# WHAT IS NEEDED
Omit the pictures and output exactly the lines from the start of the entries through the line containing "minimum width=1239pt, minimum".

====== PROVIDED ENTRIES ======

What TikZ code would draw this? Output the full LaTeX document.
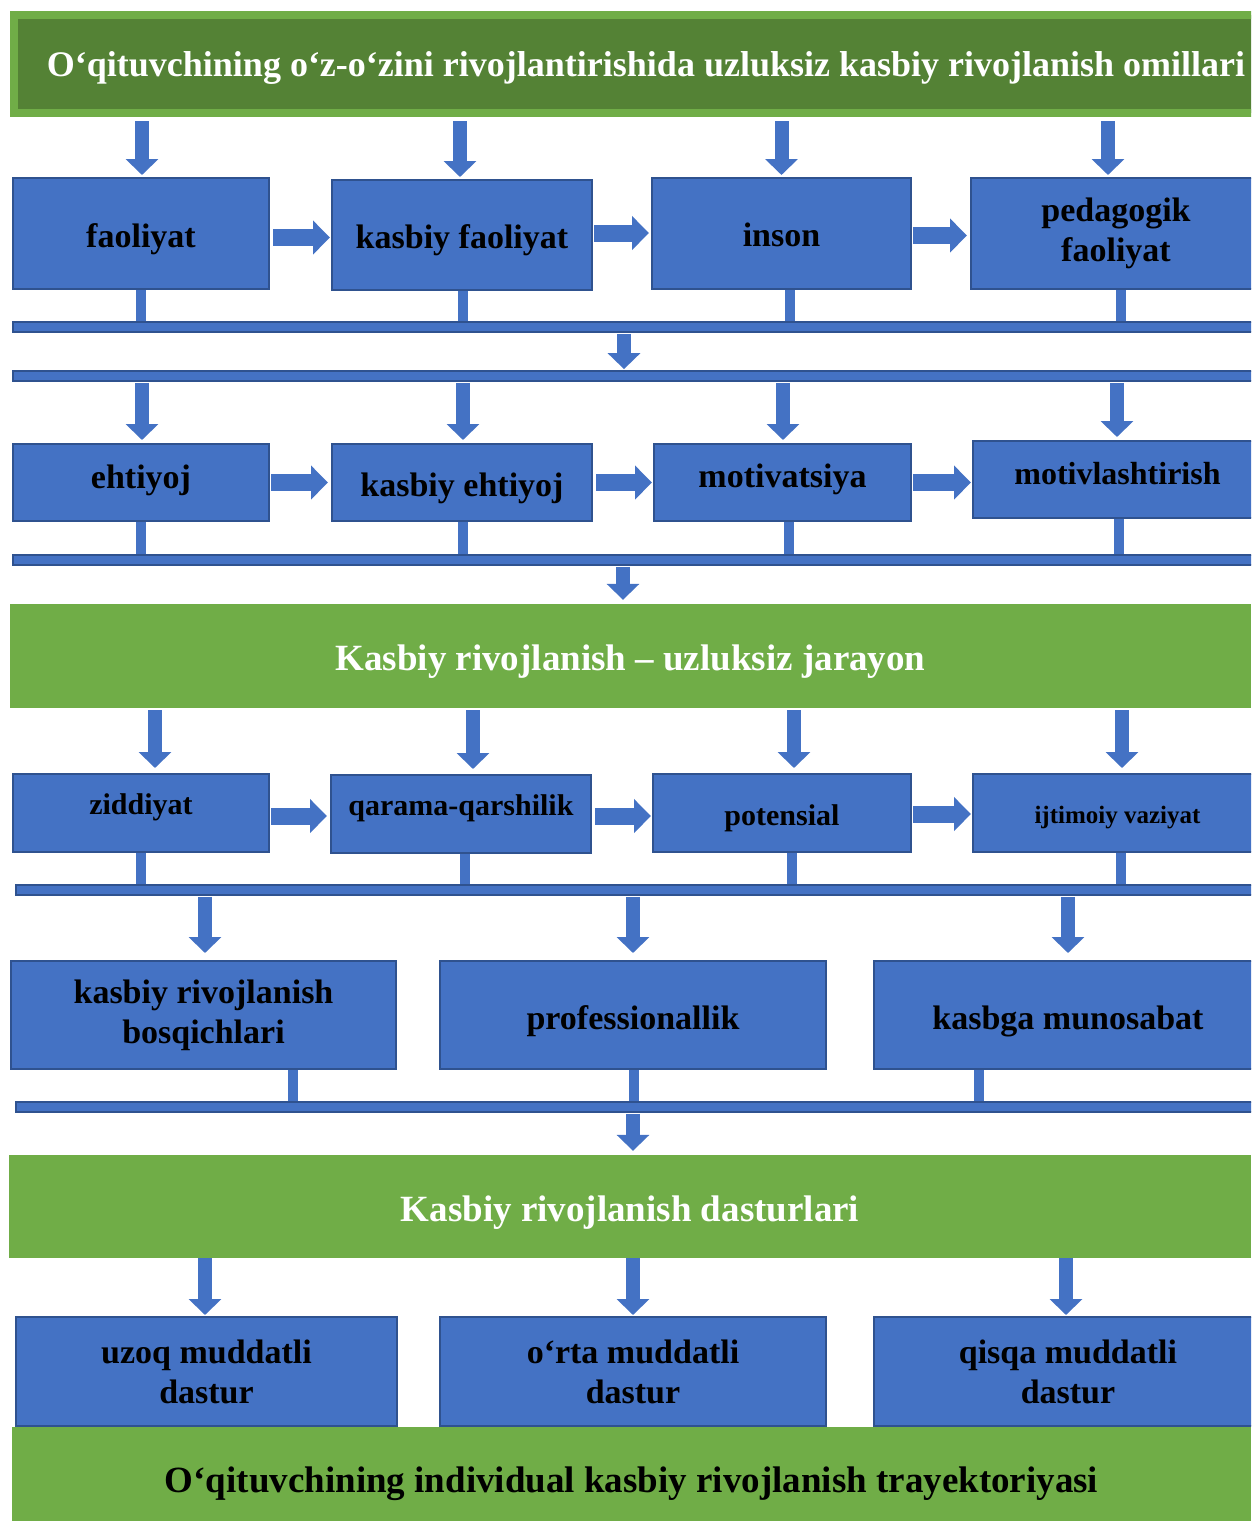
\documentclass[tikz,border=0pt]{standalone}
\usepackage{fontspec}
\setmainfont{Liberation Serif}
\usetikzlibrary{arrows.meta,calc}
\definecolor{bblue}{HTML}{4472C4}
\definecolor{bborder}{HTML}{2F528F}
\definecolor{lgreen}{HTML}{70AD47}
\definecolor{dgreen}{HTML}{548235}
\newcommand{\fs}[1]{\bfseries\fontsize{#1}{40}\selectfont}
\newcommand{\dn}[2]{\raisebox{-#1pt}[\height][\depth]{#2}}
\begin{document}
\begin{tikzpicture}[x=1pt,y=-1pt,
  box/.style={draw=bborder, fill=bblue, line width=2pt, inner sep=0pt, align=center, font=\fs{34}, text=black},
  bar/.style={draw=bborder, fill=bblue, line width=1.8pt, inner sep=0pt, minimum height=10pt},
  banner/.style={fill=lgreen, inner sep=0pt, font=\fs{37}},
  darr/.style={bblue, line width=14pt, -{Triangle[width=32pt,length=16pt]}},
  rarr/.style={bblue, line width=17pt, -{Triangle[width=33pt,length=17pt]}},
  stub/.style={bblue, line width=10pt},
]
\useasboundingbox (0,0) rectangle (1251,1521);
\clip (0,0) rectangle (1251,1521);

% banners
\node[fill=dgreen, draw=lgreen, line width=8pt, inner sep=0pt, minimum width=1264pt, minimum height=98pt,
      font=\fs{36}, text=white] (top) at (646,64) {\dn{4}{O‘qituvchining o‘z-o‘zini rivojlantirishida uzluksiz kasbiy rivojlanish omillari}};
\node[banner, minimum width=1241pt, minimum height=104pt, text=white] (g2) at (630.5,656) {\dn{6}{Kasbiy rivojlanish – uzluksiz jarayon}};
\node[banner, minimum width=1242pt, minimum height=103pt, text=white] (g3) at (630,1206.5) {\dn{6}{Kasbiy rivojlanish dasturlari}};
\node[banner, minimum width=1239pt, minimum height=106pt, text=black] (g4) at (631.5,1480) {\dn{4}{O‘qituvchining individual kasbiy rivojlanish trayektoriyasi}};

% row 1
\node[box, minimum width=256pt, minimum height=111pt] (f1) at (141,233.5) {\dn{6}{faoliyat}};
\node[box, minimum width=260pt, minimum height=110pt] (f2) at (462,235) {\dn{5}{kasbiy faoliyat}};
\node[box, minimum width=259pt, minimum height=111pt] (f3) at (781.5,233.5) {\dn{1}{inson}};
\node[box, minimum width=290pt, minimum height=111pt] (f4) at (1116,233.5) {pedagogik\\faoliyat};

% bars
\node[bar, minimum width=1249pt] (b1) at (637.5,327) {};
\node[bar, minimum width=1249pt] (b2) at (637.5,376) {};

% row 2
\node[box, minimum width=256pt, minimum height=77pt] (e1) at (141,482.5) {\dn{-2}{ehtiyoj}};
\node[box, minimum width=260pt, minimum height=77pt] (e2) at (462,482.5) {\dn{6}{kasbiy ehtiyoj}};
\node[box, minimum width=257pt, minimum height=77pt] (e3) at (782.5,482.5) {\dn{-3}{motivatsiya}};
\node[box, minimum width=289pt, minimum height=77pt, font=\fs{32}] (e4) at (1117.5,479.5) {\smash{\dn{5}{motivlashtirish}}};

\node[bar, minimum width=1249pt] (b3) at (637.5,560) {};

% row 3
\node[box, minimum width=256pt, minimum height=78pt, font=\fs{30}] (z1) at (141,813) {\smash{\dn{1}{ziddiyat}}};
\node[box, minimum width=260pt, minimum height=78pt, font=\fs{30}] (z2) at (461,814) {\smash{\dn{1}{qarama-qarshilik}}};
\node[box, minimum width=258pt, minimum height=78pt, font=\fs{30}] (z3) at (782,813) {\dn{5}{potensial}};
\node[box, minimum width=289pt, minimum height=78pt, font=\fs{25}] (z4) at (1117.5,813) {\dn{5}{ijtimoiy vaziyat}};

\node[bar, minimum width=1246pt] (b4) at (639,890) {};

% row 4
\node[box, minimum width=385pt, minimum height=108pt] (k1) at (203.5,1015) {kasbiy rivojlanish\\bosqichlari};
\node[box, minimum width=386pt, minimum height=108pt] (k2) at (633,1015) {\dn{6}{professionallik}};
\node[box, minimum width=388pt, minimum height=108pt] (k3) at (1068,1015) {\dn{6}{kasbga munosabat}};

\node[bar, minimum width=1246pt] (b5) at (639,1107) {};

% row 5
\node[box, minimum width=381pt, minimum height=109pt] (d1) at (206.5,1371.5) {uzoq muddatli\\dastur};
\node[box, minimum width=386pt, minimum height=109pt] (d2) at (633,1371.5) {o‘rta muddatli\\dastur};
\node[box, minimum width=388pt, minimum height=109pt] (d3) at (1068,1371.5) {qisqa muddatli\\dastur};

% arrows: top banner -> row 1
\foreach \n/\s in {f1/1,f2/-2,f3/0,f4/-8}{
  \draw[darr, shorten >=2pt] ([xshift=\s pt, yshift=-4pt]top.south -| \n.north) -- ([xshift=\s pt]\n.north);
}
% horizontal arrows row 1
\draw[rarr, shorten <=3pt, shorten >=1pt] ([yshift=-4pt]f1.east) -- ([yshift=-4pt]f1.east -| f2.west);
\draw[rarr, shorten <=1pt, shorten >=2pt] ([yshift=2pt]f2.east) -- ([yshift=2pt]f2.east -| f3.west);
\draw[rarr, shorten <=1pt, shorten >=3pt] ([yshift=-2pt]f3.east) -- ([yshift=-2pt]f3.east -| f4.west);
% stubs row 1 -> bar 1
\foreach \n/\s in {f1/0,f2/1,f3/8.5,f4/5}{
  \draw[stub] ([xshift=\s pt]\n.south) -- ([xshift=\s pt]\n.south |- b1.north);
}
% bar 1 -> bar 2
\draw[darr, shorten <=1pt, shorten >=1pt] ([xshift=-13.5pt]b1.south) -- ([xshift=-13.5pt]b1.south |- b2.north);
% bar 2 -> row 2
\foreach \n/\s in {e1/1,e2/1,e3/0.5,e4/-0.5}{
  \draw[darr, shorten <=1pt, shorten >=3pt] ([xshift=\s pt]b2.south -| \n.north) -- ([xshift=\s pt]\n.north);
}
% horizontal arrows row 2
\draw[rarr, shorten <=1pt, shorten >=3pt] (e1.east) -- (e1.east -| e2.west);
\draw[rarr, shorten <=3pt, shorten >=1pt] (e2.east) -- (e2.east -| e3.west);
\draw[rarr, shorten <=1pt, shorten >=1pt] (e3.east) -- (e3.east -| e4.west);
% stubs row 2 -> bar 3
\foreach \n/\s in {e1/0,e2/1,e3/6.5,e4/1.5}{
  \draw[stub] ([xshift=\s pt]\n.south) -- ([xshift=\s pt]\n.south |- b3.north);
}
% bar 3 -> banner 2
\draw[darr, shorten <=1pt, shorten >=4pt] ([xshift=-14.5pt]b3.south) -- ([xshift=-14.5pt]b3.south |- g2.north);
% banner 2 -> row 3
\foreach \n/\s in {z1/14,z2/12,z3/12,z4/4.5}{
  \draw[darr, shorten <=2pt, shorten >=5pt] ([xshift=\s pt]g2.south -| \n.north) -- ([xshift=\s pt]\n.north);
}
% horizontal arrows row 3
\draw[rarr, shorten <=1pt, shorten >=3pt] ([yshift=-3pt]z1.east) -- ([yshift=-3pt]z1.east -| z2.west);
\draw[rarr, shorten <=3pt, shorten >=1pt] ([yshift=-2pt]z2.east) -- ([yshift=-2pt]z2.east -| z3.west);
\draw[rarr, shorten <=1pt, shorten >=1pt] ([yshift=-1pt]z3.east) -- ([yshift=-1pt]z3.east -| z4.west);
% stubs row 3 -> bar 4
\foreach \n/\s in {z1/0,z2/4,z3/10,z4/3.5}{
  \draw[stub] ([xshift=\s pt]\n.south) -- ([xshift=\s pt]\n.south |- b4.north);
}
% bar 4 -> row 4
\foreach \n/\s in {k1/1.5,k2/0,k3/0}{
  \draw[darr, shorten <=1pt, shorten >=7pt] ([xshift=\s pt]b4.south -| \n.north) -- ([xshift=\s pt]\n.north);
}
% stubs row 4 -> bar 5
\foreach \n/\s in {k1/89.5,k2/1,k3/-89}{
  \draw[stub] ([xshift=\s pt]\n.south) -- ([xshift=\s pt]\n.south |- b5.north);
}
% bar 5 -> banner 3
\draw[darr, shorten <=1pt, shorten >=4pt] ([xshift=-6pt]b5.south) -- ([xshift=-6pt]b5.south |- g3.north);
% banner 3 -> row 5
\foreach \n/\s in {d1/-1.5,d2/0,d3/-2}{
  \draw[darr, shorten >=1pt] ([xshift=\s pt]g3.south -| \n.north) -- ([xshift=\s pt]\n.north);
}
\end{tikzpicture}
\end{document}
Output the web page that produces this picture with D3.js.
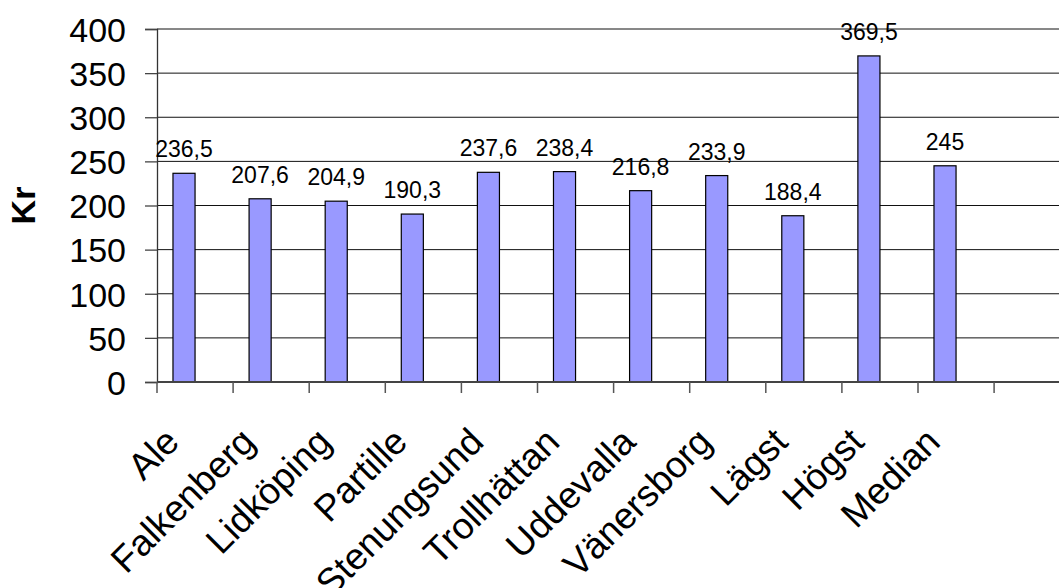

======

# ANSWER TO THE EXERCISE
What TikZ code would draw this? Output the full LaTeX document.
\documentclass[tikz,border=0pt]{standalone}
\usepackage{fontspec}
\setmainfont{Liberation Serif}
\usetikzlibrary{arrows.meta,calc}
\definecolor{bblue}{HTML}{4472C4}
\definecolor{bborder}{HTML}{2F528F}
\definecolor{lgreen}{HTML}{70AD47}
\definecolor{dgreen}{HTML}{548235}
\newcommand{\fs}[1]{\bfseries\fontsize{#1}{40}\selectfont}
\newcommand{\dn}[2]{\raisebox{-#1pt}[\height][\depth]{#2}}
\begin{document}
\begin{tikzpicture}[x=1pt,y=-1pt,
  box/.style={draw=bborder, fill=bblue, line width=2pt, inner sep=0pt, align=center, font=\fs{34}, text=black},
  bar/.style={draw=bborder, fill=bblue, line width=1.8pt, inner sep=0pt, minimum height=10pt},
  banner/.style={fill=lgreen, inner sep=0pt, font=\fs{37}},
  darr/.style={bblue, line width=14pt, -{Triangle[width=32pt,length=16pt]}},
  rarr/.style={bblue, line width=17pt, -{Triangle[width=33pt,length=17pt]}},
  stub/.style={bblue, line width=10pt},
]
\useasboundingbox (0,0) rectangle (1251,1521);
\clip (0,0) rectangle (1251,1521);

% banners
\node[fill=dgreen, draw=lgreen, line width=8pt, inner sep=0pt, minimum width=1264pt, minimum height=98pt,
      font=\fs{36}, text=white] (top) at (646,64) {\dn{4}{O‘qituvchining o‘z-o‘zini rivojlantirishida uzluksiz kasbiy rivojlanish omillari}};
\node[banner, minimum width=1241pt, minimum height=104pt, text=white] (g2) at (630.5,656) {\dn{6}{Kasbiy rivojlanish – uzluksiz jarayon}};
\node[banner, minimum width=1242pt, minimum height=103pt, text=white] (g3) at (630,1206.5) {\dn{6}{Kasbiy rivojlanish dasturlari}};
\node[banner, minimum width=1239pt, minimum height=106pt, text=black] (g4) at (631.5,1480) {\dn{4}{O‘qituvchining individual kasbiy rivojlanish trayektoriyasi}};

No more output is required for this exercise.